Overall, it was a great trip and a learning experience. I’m really thankful to Winchester Ammunition for sponsoring this trip, and for allowing me to be part of the whole thing.
I’ve got some more to say about Jager Pro and what they’re doing in upcoming posts. I think I’ll be digging into trapping and depredation a little more in the near future as well, and Rod Pinkston and his guys are definitely in a league of their own. Stay tuned!
More about the Razor Back XT:
The Razor Back is the first round completely designed with the hog hunter in mind. The bullet is lead-free, so that it can be used in every state (CA DFG certification is in the works). The initial release will be in 150 gr .308 and 64 gr .223, and is intended to make the round available for the growing AR market, as well as traditional rifles in these calibers. More calibers will be added to the line after it is rolled out.

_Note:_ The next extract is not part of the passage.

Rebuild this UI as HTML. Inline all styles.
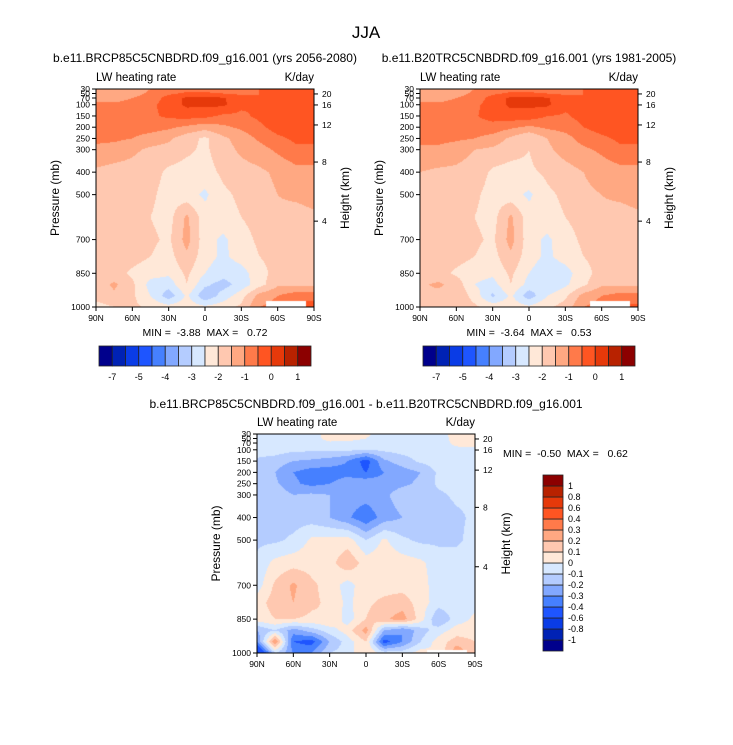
<!DOCTYPE html>
<html><head><meta charset="utf-8">
<style>
html,body{margin:0;padding:0;background:#fff;}
#root{position:relative;width:733px;height:745px;overflow:hidden;font-family:"Liberation Sans",sans-serif;}
canvas{position:absolute;}
svg{position:absolute;left:0;top:0;}
svg text{white-space:pre;}
</style></head>
<body>
<div id="root">
<canvas id="c1" width="218" height="218" style="left:96px;top:89px"></canvas>
<canvas id="c2" width="218" height="218" style="left:420px;top:89px"></canvas>
<canvas id="c3" width="218" height="219" style="left:257px;top:434px"></canvas>
<svg id="ov" width="733" height="745"></svg>
</div>
<script>
// ---- data ----
const lats = [90,75,60,45,30,15,0,-15,-30,-45,-60,-75,-90];
const levels = [30,50,70,100,150,200,250,300,400,500,600,700,775,850,900,950,1000];
const fieldRcp = [
[-1.25,-1.25,-1.25,-1.0,-0.75,-0.75,-0.75,-0.75,-0.75,-0.5,-0.5,-0.5,-0.5],
[-1.25,-1.25,-1.2,-0.9,-0.6,-0.4,-0.4,-0.5,-0.6,-0.5,-0.4,-0.4,-0.4],
[-1.2,-1.2,-1.0,-0.8,-0.3,0.1,0.1,0.05,-0.3,-0.5,-0.3,-0.3,-0.3],
[-0.9,-0.9,-0.8,-0.6,-0.3,0.1,0.1,0.1,-0.4,-0.5,-0.3,-0.3,-0.3],
[-0.75,-0.75,-0.75,-0.6,-0.4,-0.3,-0.35,-0.6,-0.6,-0.4,-0.2,-0.2,-0.2],
[-0.8,-0.8,-0.8,-0.8,-0.9,-1.1,-1.3,-1.1,-0.9,-0.6,-0.3,-0.25,-0.25],
[-0.9,-0.9,-1.0,-1.2,-1.4,-1.8,-2.1,-1.6,-1.3,-0.9,-0.6,-0.4,-0.4],
[-1.1,-1.2,-1.4,-1.6,-1.7,-1.9,-2.1,-1.7,-1.4,-1.2,-0.9,-0.6,-0.6],
[-1.6,-1.7,-1.7,-1.8,-2.1,-2.2,-2.2,-1.9,-1.7,-1.6,-1.4,-1.2,-1.2],
[-1.8,-1.8,-1.8,-1.9,-2.2,-2.3,-2.6,-2.1,-1.9,-1.7,-1.5,-1.4,-1.3],
[-1.8,-1.8,-1.8,-2.0,-2.2,-1.4,-2.3,-2.2,-2.0,-1.8,-1.6,-1.7,-1.6],
[-1.8,-1.8,-1.8,-1.9,-2.1,-1.3,-2.3,-2.6,-2.2,-1.9,-1.8,-1.8,-1.8],
[-1.7,-1.7,-1.8,-2.0,-2.2,-1.6,-2.3,-2.6,-2.3,-2.0,-1.8,-1.8,-1.8],
[-2.0,-1.8,-2.1,-2.3,-2.4,-1.9,-2.5,-2.8,-2.7,-2.2,-1.8,-1.8,-1.8],
[-1.8,-1.4,-1.9,-2.7,-2.8,-2.0,-2.9,-3.2,-2.8,-2.2,-1.6,-1.6,-1.6],
[-1.8,-1.6,-1.9,-2.5,-3.3,-2.4,-3.4,-2.8,-2.2,-1.3,-1.0,-0.7,-0.7],
[-2.2,-2.0,-1.9,-2.1,-2.3,-2.2,-2.4,-2.2,-1.9,-1.0,-0.8,-0.3,-0.3]];
const fieldB20 = [
[-1.25,-1.25,-1.25,-1.0,-0.75,-0.75,-0.75,-0.75,-0.75,-0.5,-0.5,-0.5,-0.5],
[-1.25,-1.25,-1.2,-0.9,-0.6,-0.4,-0.4,-0.5,-0.6,-0.5,-0.4,-0.4,-0.4],
[-1.2,-1.2,-1.0,-0.8,-0.3,0.1,0.1,0.05,-0.3,-0.5,-0.3,-0.3,-0.3],
[-0.9,-0.9,-0.8,-0.6,-0.3,0.1,0.1,0.1,-0.4,-0.5,-0.3,-0.3,-0.3],
[-0.7,-0.7,-0.7,-0.55,-0.3,-0.2,-0.2,-0.5,-0.55,-0.35,-0.2,-0.2,-0.2],
[-0.75,-0.75,-0.7,-0.7,-0.7,-0.9,-1.1,-0.9,-0.8,-0.5,-0.3,-0.25,-0.25],
[-0.85,-0.85,-0.9,-1.0,-1.2,-1.6,-2.0,-1.5,-1.2,-0.8,-0.6,-0.4,-0.4],
[-1.1,-1.1,-1.3,-1.5,-1.6,-1.8,-2.0,-1.6,-1.3,-1.1,-0.9,-0.6,-0.6],
[-1.5,-1.6,-1.6,-1.7,-2.1,-2.2,-2.1,-1.9,-1.7,-1.5,-1.3,-1.2,-1.2],
[-1.7,-1.7,-1.8,-1.9,-2.2,-2.3,-2.6,-2.1,-1.9,-1.6,-1.5,-1.4,-1.3],
[-1.8,-1.8,-1.8,-2.0,-2.2,-1.4,-2.3,-2.2,-2.0,-1.8,-1.6,-1.7,-1.6],
[-1.8,-1.8,-1.8,-1.9,-2.1,-1.3,-2.3,-2.6,-2.2,-1.9,-1.8,-1.8,-1.8],
[-1.7,-1.7,-1.8,-2.0,-2.2,-1.6,-2.3,-2.6,-2.3,-2.0,-1.8,-1.8,-1.8],
[-2.0,-1.8,-2.1,-2.3,-2.4,-1.9,-2.5,-2.8,-2.7,-2.2,-1.8,-1.8,-1.8],
[-1.6,-1.4,-1.7,-2.5,-2.7,-2.0,-2.7,-3.0,-2.6,-2.1,-1.6,-1.6,-1.6],
[-1.5,-1.7,-1.6,-2.2,-3.1,-2.4,-3.3,-2.5,-2.1,-1.3,-1.0,-0.8,-0.8],
[-1.7,-2.0,-1.7,-1.9,-2.2,-2.2,-2.4,-2.1,-1.8,-1.0,-0.8,-0.4,-0.4]];
const fieldDiff = [
[-0.05,-0.05,-0.05,-0.05,0.05,0.05,0.02,-0.05,-0.05,-0.05,-0.05,0.05,0.05],
[-0.05,-0.05,-0.05,-0.05,0.04,0.04,0.0,-0.05,-0.05,-0.05,-0.05,0.04,0.05],
[-0.05,-0.05,-0.05,-0.05,-0.02,-0.03,-0.05,-0.05,-0.05,-0.05,-0.05,0.03,0.05],
[-0.05,-0.05,-0.08,-0.08,-0.08,-0.08,-0.1,-0.08,-0.06,-0.05,-0.05,-0.03,-0.03],
[-0.12,-0.15,-0.2,-0.22,-0.25,-0.3,-0.45,-0.22,-0.15,-0.08,-0.05,-0.05,-0.05],
[-0.15,-0.2,-0.3,-0.35,-0.35,-0.33,-0.4,-0.3,-0.25,-0.2,-0.08,-0.06,-0.06],
[-0.15,-0.18,-0.28,-0.33,-0.3,-0.25,-0.22,-0.25,-0.22,-0.18,-0.08,-0.06,-0.06],
[-0.1,-0.13,-0.2,-0.18,-0.2,-0.25,-0.25,-0.22,-0.15,-0.15,-0.12,-0.08,-0.08],
[-0.12,-0.12,-0.15,-0.15,-0.2,-0.28,-0.38,-0.25,-0.2,-0.15,-0.15,-0.12,-0.08],
[-0.12,-0.12,-0.08,0.02,0.03,0.05,-0.1,0.02,-0.08,-0.12,-0.12,-0.12,-0.06],
[-0.08,0.03,0.06,0.06,0.06,0.18,0.05,0.06,0.05,0.02,-0.05,-0.05,-0.05],
[-0.05,0.12,0.22,0.12,0.06,-0.05,0.08,0.06,0.06,0.04,-0.05,-0.05,-0.05],
[0.05,0.15,0.2,0.12,0.08,-0.03,0.08,0.12,0.15,0.05,-0.05,-0.03,-0.03],
[0.05,0.1,0.1,0.08,0.1,-0.05,0.1,0.18,0.25,0.05,-0.2,-0.05,0.02],
[-0.2,-0.1,-0.25,-0.15,-0.05,0.05,0.25,-0.2,-0.3,-0.15,-0.05,0.05,0.05],
[-0.3,0.3,-0.4,-0.45,-0.2,-0.05,0.1,-0.45,-0.3,-0.1,0.05,0.15,0.1],
[-0.7,-0.1,-0.3,-0.3,-0.1,-0.05,0.1,-0.05,-0.05,0.05,0.0,0.3,0.1]];
const boundsAbs = [-7,-6,-5,-4.5,-4,-3.5,-3,-2.5,-2,-1.5,-1,-0.5,0,0.5,1];
const labelsAbs = ["-7","-5","-4","-3","-2","-1","0","1"];
const boundsDiff = [-1,-0.8,-0.6,-0.4,-0.3,-0.2,-0.1,0,0.1,0.2,0.3,0.4,0.6,0.8,1];
const labelsDiff = ["-1","-0.8","-0.6","-0.4","-0.3","-0.2","-0.1","0","0.1","0.2","0.3","0.4","0.6","0.8","1"];
const palette = ["#00008c","#0022b4","#0a3ce6","#1e55ff","#4680ff","#82a8ff","#b4ccff","#d7e8ff","#ffe8d8","#ffc8b0","#ffa882","#ff7a4a","#ff5522","#e6390a","#b82200","#8c0000"];
const latTicks = [90,60,30,0,-30,-60,-90];
const latLabels = ["90N","60N","30N","0","30S","60S","90S"];
const presTicks = [30,50,70,100,150,200,250,300,400,500,700,850,1000];
const heightTicks = [4,8,12,16,20];
const heightPres = [618,355,190,101,52];

// ---- rendering ----
function hex(c){return [parseInt(c.substr(1,2),16),parseInt(c.substr(3,2),16),parseInt(c.substr(5,2),16)];}
const palRGB = palette.map(hex);
function colorIdx(v,b){let i=0;while(i<b.length&&v>=b[i])i++;return i;}
function sample(field,lat,p){
  let i=0;while(i<lats.length-2&&lat<lats[i+1])i++;
  let j=0;while(j<levels.length-2&&p>levels[j+1])j++;
  const tx=(lats[i]-lat)/(lats[i]-lats[i+1]);
  const ty=(p-levels[j])/(levels[j+1]-levels[j]);
  const a=field[j][i],b=field[j][i+1],c=field[j+1][i],d=field[j+1][i+1];
  return (a*(1-tx)+b*tx)*(1-ty)+(c*(1-tx)+d*tx)*ty;
}
function drawField(id,field,bounds,maskLat,maskP){
  const cv=document.getElementById(id),ctx=cv.getContext('2d');
  const w=cv.width,h=cv.height,img=ctx.createImageData(w,h);
  for(let y=0;y<h;y++){const p=30+(y+0.5)/h*970;
    for(let x=0;x<w;x++){const lat=90-(x+0.5)/w*180;const k=(y*w+x)*4;
      let c=[255,255,255];
      if(!(lat<maskLat[0]&&lat>maskLat[1]&&p>maskP)) c=palRGB[colorIdx(sample(field,lat,p),bounds)];
      img.data[k]=c[0];img.data[k+1]=c[1];img.data[k+2]=c[2];img.data[k+3]=255;}}
  ctx.putImageData(img,0,0);
}
drawField('c1',fieldRcp,boundsAbs,[-50,-83],975);
drawField('c2',fieldB20,boundsAbs,[-50,-83],975);
drawField('c3',fieldDiff,boundsDiff,[-50,-83],985);

const NS='http://www.w3.org/2000/svg',ov=document.getElementById('ov');
function el(tag,attrs,text){const e=document.createElementNS(NS,tag);for(const k in attrs)e.setAttribute(k,attrs[k]);if(text!==undefined)e.textContent=text;ov.appendChild(e);return e;}
function txt(x,y,s,size,anchor,name,rot){
  const e=el('text',{x:x,y:y,'font-size':size,'text-anchor':anchor||'start','font-family':'Liberation Sans, sans-serif',fill:'#000'},s);
  if(rot)e.setAttribute('transform','rotate(-90 '+x+' '+y+')');
  
  
  return e;
}
function panel(x0,y0,w,h,pfx){
  const xs=lat=>x0+(90-lat)/180*w, ys=p=>y0+(p-30)/970*h;
  const fr=el('rect',{x:x0,y:y0,width:w,height:h,fill:'none',stroke:'#000','stroke-width':1});
  
  
  latTicks.forEach((t,i)=>{
    el('line',{x1:xs(t),x2:xs(t),y1:y0+h,y2:y0+h+4,stroke:'#000'});
    txt(xs(t),y0+h+14,latLabels[i],8.5,'middle',pfx+'-x-tick-label');
  });
  presTicks.forEach(p=>{
    el('line',{x1:x0-4,x2:x0,y1:ys(p),y2:ys(p),stroke:'#000'});
    txt(x0-6,ys(p)+3,String(p),8.5,'end',pfx+'-y-tick-label');
  });
  heightTicks.forEach((z,i)=>{
    el('line',{x1:x0+w,x2:x0+w+4,y1:ys(heightPres[i]),y2:ys(heightPres[i]),stroke:'#000'});
    txt(x0+w+8,ys(heightPres[i])+3,String(z),8.5,'start',pfx+'-height-tick-label');
  });
  txt(x0,y0-8,'LW heating rate',11.5,'start',pfx+'-variable-label');
  txt(x0+w,y0-8,'K/day',11.5,'end',pfx+'-units-label');
  txt(x0-37,y0+h/2,'Pressure (mb)',12,'middle',pfx+'-y-axis-title',true);
  txt(x0+w+35,y0+h/2,'Height (km)',12,'middle',pfx+'-right-axis-title',true);
}
panel(96,89,218,218,'left');
panel(420,89,218,218,'right');
panel(257,434,218,219,'diff');

txt(366,38,'JJA',17,'middle','figure-title');
txt(205,62,'b.e11.BRCP85C5CNBDRD.f09_g16.001 (yrs 2056-2080)',12,'middle','left-panel-title');
txt(529,62,'b.e11.B20TRC5CNBDRD.f09_g16.001 (yrs 1981-2005)',12,'middle','right-panel-title');
txt(366,408,'b.e11.BRCP85C5CNBDRD.f09_g16.001 - b.e11.B20TRC5CNBDRD.f09_g16.001',12,'middle','diff-panel-title');
txt(205,336,'MIN =  -3.88  MAX =   0.72',10.5,'middle','left-min-max');
txt(529,336,'MIN =  -3.64  MAX =   0.53',10.5,'middle','right-min-max');
txt(503,457,'MIN =  -0.50  MAX =   0.62',10.5,'start','diff-min-max');

function hbar(x0,y0,w,h,pfx){
  const bw=w/palette.length;
  palette.forEach((c,i)=>{
    const r=el('rect',{x:x0+i*bw,y:y0,width:bw,height:h,fill:c,stroke:'#222','stroke-width':0.8});
    
    
  });
  labelsAbs.forEach((s,i)=>txt(x0+(2*i+1)*bw,y0+h+14,s,9,'middle',pfx+'-colorbar-label'));
}
hbar(99,346,212,20,'left');
hbar(423,346,212,20,'right');
(function(){
  const x0=543,y0=475,w=20,h=176,bh=h/palette.length;
  palette.forEach((c,i)=>{
    const r=el('rect',{x:x0,y:y0+(palette.length-1-i)*bh,width:w,height:bh,fill:c,stroke:'#222','stroke-width':0.8});
    
    
  });
  labelsDiff.forEach((s,i)=>txt(x0+w+5,y0+(palette.length-1-i)*bh+3,s,9,'start','diff-colorbar-label'));
})();
</script>
</body></html>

The design of the bullet provides a deep, hollow point in a beveled profile to control the expansion. Full expansion is intended to occur shortly after impact, so that the bullet can penetrate the thick hide, big bones, and cartilage shields that hogs are known for. On this hunt, I didn’t see any pass-through body shots, but it was apparent that the bullets were hitting hard and delivering plenty of energy.
For the depredation hunter shooting at night, and for the sport hunter who may shoot at first or last light, Winchester has developed a powder that delivers a reduced flash. This allows the shooter to stay on target and not experience the night blindness that sometimes comes with a bright muzzle flash. Since we were using thermal optics instead of night vision, I couldn’t tell first-hand what the muzzle flash was like. I wish I’d had the opportunity to video some of the shooting, but the hogs and weather just didn’t cooperate to provide enough opportunities.
The Razor Back XT will become part of Winchester’s “black box” line of ammunition, but should be priced significantly below the E-Tip and XP3 loads. They should be available for the 2012 hunting seasons.